Peter's been gone at odd hours, he's been coming home with envelopes full of money and he’s been making strange things in his room. Aunt May might seem doting and naive, but she's wiser than she looks. She knows that Peter's been dealing drugs. Peter combats the accusation by explaining that his webfluid is a Science Fair project and May asks for forgiveness from her nephew for ever doubting him.

Tracing the events of Amazing Spider-Man #2, we see a fantastic montage of Spidey's first battle with the Vulture through the pictures that Peter sells to J. Jonah Jameson. When asked by his aunt how he made so much money taking pictures for a local newspaper, Peter replies that he sold "bird pictures."

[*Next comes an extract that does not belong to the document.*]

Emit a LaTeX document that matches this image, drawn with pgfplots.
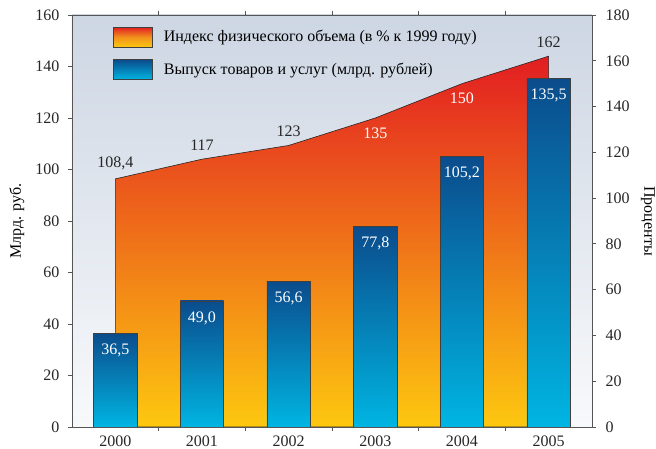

Not wanting to reveal his connection to Spider-Man through the Science Fair, Pete decides to not use his webfluid for the big show but instead shows off the same anti-magnetic inverter that he defeated the Vulture with. Nobody finds it overly impressive though, that is nobody but the bubbly co-ed Polly. Clayton Cole (our villain) is also vying for the attention of Polly and when he sees Peter talking to her he decides to make an entrance as his alter-ego, Clash.

Fearing that Clash's sonic blasts could endanger everyone, Pete strips down to his blue and reds and attack the fellow teenager. Clayton was only trying to show off but now that Spider-Man has humiliated him again, he turns on his powerful sonic blasts and ends up caving the roof of the gym in the process.

Spider-Man saves everyone, including his Aunt May, but that doesn't keep the wall-crawler from looking like the bad guy. May says that Jameson's scathing articles about Spider-Man are true and that he really is a menace. Peter Parker declares, for the first of many times, that Spider-Man is done.

General Comments

More than halfway through the series and we finally get the big brawl between Spider-Man and Clash that we've been waiting for. Or at least I think we've been waiting for it. I'm not really sure how interested other people have been in Clayton Cole and his story that so obviously mirrors that of Peter's, but I for one find him to be an awfully forgettable character.

I know the idea behind the creation of Clayton. What would happen if Peter Parker was a privileged rich kid living in a two parent home when he found a way to make himself into a super hero? Well, I guess we would have Clayton Cole, with more personality. I see the parallels between the two characters, but all I'm learning from them is that I'm sure glad Uncle Ben died so Pete could learn responsibility. If Clayton Cole the Amazing Clash would have debuted in 1964 instead of Spider-Man, I'd be writing about Cornish Game Hens right now.

Ramon Perez and Ian Herring are again on top of their game as far as the art goes. Perez's classic linework is complimented wonderfully by Herring's bright colors. They give the book a decidedly retro feel, which makes the updated time setting that much more unsettling. Then again, I'm the kind of guy that feels as if the best idea for a Spider-Man movie would be a period piece set in the 1960's (make it happen Sony).

Overall Rating

Slott's modernized version of Spider-Man's origin is dragged down by uninteresting characters and a predictable plot. On the other hand, Perez's artwork is perfectly nostalgic and just damn beautiful. I wonder if Peter Parker is really going to quit being Spider-Man?